* _Work required_:
Copy all the data exactly, except the pictures.
+ + + + +
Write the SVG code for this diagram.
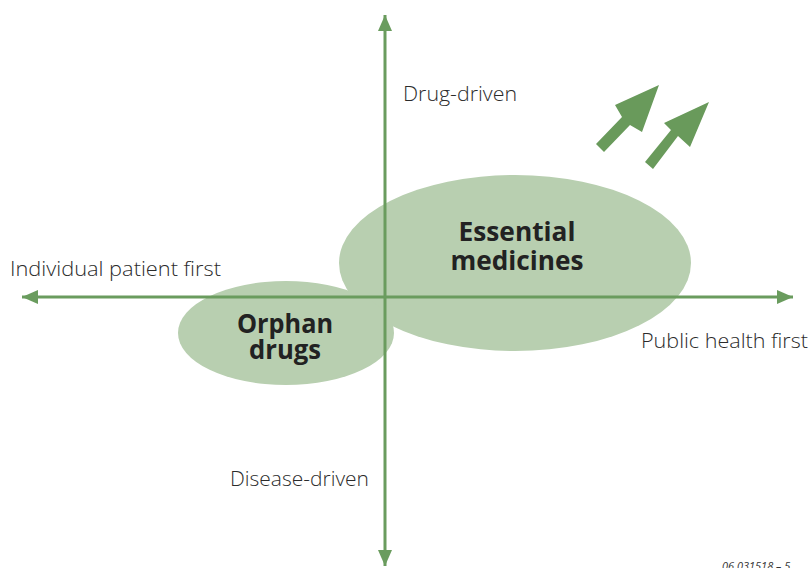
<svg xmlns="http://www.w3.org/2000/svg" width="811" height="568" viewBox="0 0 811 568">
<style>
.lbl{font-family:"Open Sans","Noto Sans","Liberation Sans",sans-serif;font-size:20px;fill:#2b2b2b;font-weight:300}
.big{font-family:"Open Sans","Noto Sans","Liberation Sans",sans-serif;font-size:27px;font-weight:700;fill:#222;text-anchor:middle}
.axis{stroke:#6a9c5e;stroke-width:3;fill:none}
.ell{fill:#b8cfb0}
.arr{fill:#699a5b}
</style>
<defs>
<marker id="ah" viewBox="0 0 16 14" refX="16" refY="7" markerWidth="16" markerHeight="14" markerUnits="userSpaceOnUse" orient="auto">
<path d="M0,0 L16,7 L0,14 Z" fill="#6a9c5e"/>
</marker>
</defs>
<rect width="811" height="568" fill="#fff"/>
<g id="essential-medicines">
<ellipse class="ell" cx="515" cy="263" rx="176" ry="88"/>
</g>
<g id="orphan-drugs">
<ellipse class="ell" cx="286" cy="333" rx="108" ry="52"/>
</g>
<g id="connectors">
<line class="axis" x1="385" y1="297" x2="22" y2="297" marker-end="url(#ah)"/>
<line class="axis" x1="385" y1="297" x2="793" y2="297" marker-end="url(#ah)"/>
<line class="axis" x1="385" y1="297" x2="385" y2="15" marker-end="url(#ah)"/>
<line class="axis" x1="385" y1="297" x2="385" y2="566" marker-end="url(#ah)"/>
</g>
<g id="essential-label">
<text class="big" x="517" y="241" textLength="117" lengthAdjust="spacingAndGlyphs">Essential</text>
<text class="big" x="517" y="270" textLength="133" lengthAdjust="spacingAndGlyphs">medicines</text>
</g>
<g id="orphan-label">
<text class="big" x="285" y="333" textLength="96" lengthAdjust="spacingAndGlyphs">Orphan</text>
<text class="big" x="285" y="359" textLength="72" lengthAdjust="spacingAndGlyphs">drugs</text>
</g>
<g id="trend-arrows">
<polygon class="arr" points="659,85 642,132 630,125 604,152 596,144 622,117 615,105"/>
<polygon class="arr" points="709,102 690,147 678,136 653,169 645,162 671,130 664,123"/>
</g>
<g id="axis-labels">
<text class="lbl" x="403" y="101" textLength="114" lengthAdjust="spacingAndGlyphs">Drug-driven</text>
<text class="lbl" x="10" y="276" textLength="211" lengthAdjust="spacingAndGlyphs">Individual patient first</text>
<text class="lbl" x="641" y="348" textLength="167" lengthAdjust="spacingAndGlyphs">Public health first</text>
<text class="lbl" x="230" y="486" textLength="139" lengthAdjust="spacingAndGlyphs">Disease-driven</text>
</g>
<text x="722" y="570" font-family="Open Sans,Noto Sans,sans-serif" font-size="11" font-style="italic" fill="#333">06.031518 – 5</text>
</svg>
+ + + + +
* _Answer to the problem_:
Write the SVG code for this diagram.
<svg xmlns="http://www.w3.org/2000/svg" width="811" height="568" viewBox="0 0 811 568">
<style>
.lbl{font-family:"Open Sans","Noto Sans","Liberation Sans",sans-serif;font-size:20px;fill:#2b2b2b;font-weight:300}
.big{font-family:"Open Sans","Noto Sans","Liberation Sans",sans-serif;font-size:27px;font-weight:700;fill:#222;text-anchor:middle}
.axis{stroke:#6a9c5e;stroke-width:3;fill:none}
.ell{fill:#b8cfb0}
.arr{fill:#699a5b}
</style>
<defs>
<marker id="ah" viewBox="0 0 16 14" refX="16" refY="7" markerWidth="16" markerHeight="14" markerUnits="userSpaceOnUse" orient="auto">
<path d="M0,0 L16,7 L0,14 Z" fill="#6a9c5e"/>
</marker>
</defs>
<rect width="811" height="568" fill="#fff"/>
<g id="essential-medicines">
<ellipse class="ell" cx="515" cy="263" rx="176" ry="88"/>
</g>
<g id="orphan-drugs">
<ellipse class="ell" cx="286" cy="333" rx="108" ry="52"/>
</g>
<g id="connectors">
<line class="axis" x1="385" y1="297" x2="22" y2="297" marker-end="url(#ah)"/>
<line class="axis" x1="385" y1="297" x2="793" y2="297" marker-end="url(#ah)"/>
<line class="axis" x1="385" y1="297" x2="385" y2="15" marker-end="url(#ah)"/>
<line class="axis" x1="385" y1="297" x2="385" y2="566" marker-end="url(#ah)"/>
</g>
<g id="essential-label">
<text class="big" x="517" y="241" textLength="117" lengthAdjust="spacingAndGlyphs">Essential</text>
<text class="big" x="517" y="270" textLength="133" lengthAdjust="spacingAndGlyphs">medicines</text>
</g>
<g id="orphan-label">
<text class="big" x="285" y="333" textLength="96" lengthAdjust="spacingAndGlyphs">Orphan</text>
<text class="big" x="285" y="359" textLength="72" lengthAdjust="spacingAndGlyphs">drugs</text>
</g>
<g id="trend-arrows">
<polygon class="arr" points="659,85 642,132 630,125 604,152 596,144 622,117 615,105"/>
<polygon class="arr" points="709,102 690,147 678,136 653,169 645,162 671,130 664,123"/>
</g>
<g id="axis-labels">
<text class="lbl" x="403" y="101" textLength="114" lengthAdjust="spacingAndGlyphs">Drug-driven</text>
<text class="lbl" x="10" y="276" textLength="211" lengthAdjust="spacingAndGlyphs">Individual patient first</text>
<text class="lbl" x="641" y="348" textLength="167" lengthAdjust="spacingAndGlyphs">Public health first</text>
<text class="lbl" x="230" y="486" textLength="139" lengthAdjust="spacingAndGlyphs">Disease-driven</text>
</g>
<text x="722" y="570" font-family="Open Sans,Noto Sans,sans-serif" font-size="11" font-style="italic" fill="#333">06.031518 – 5</text>
</svg>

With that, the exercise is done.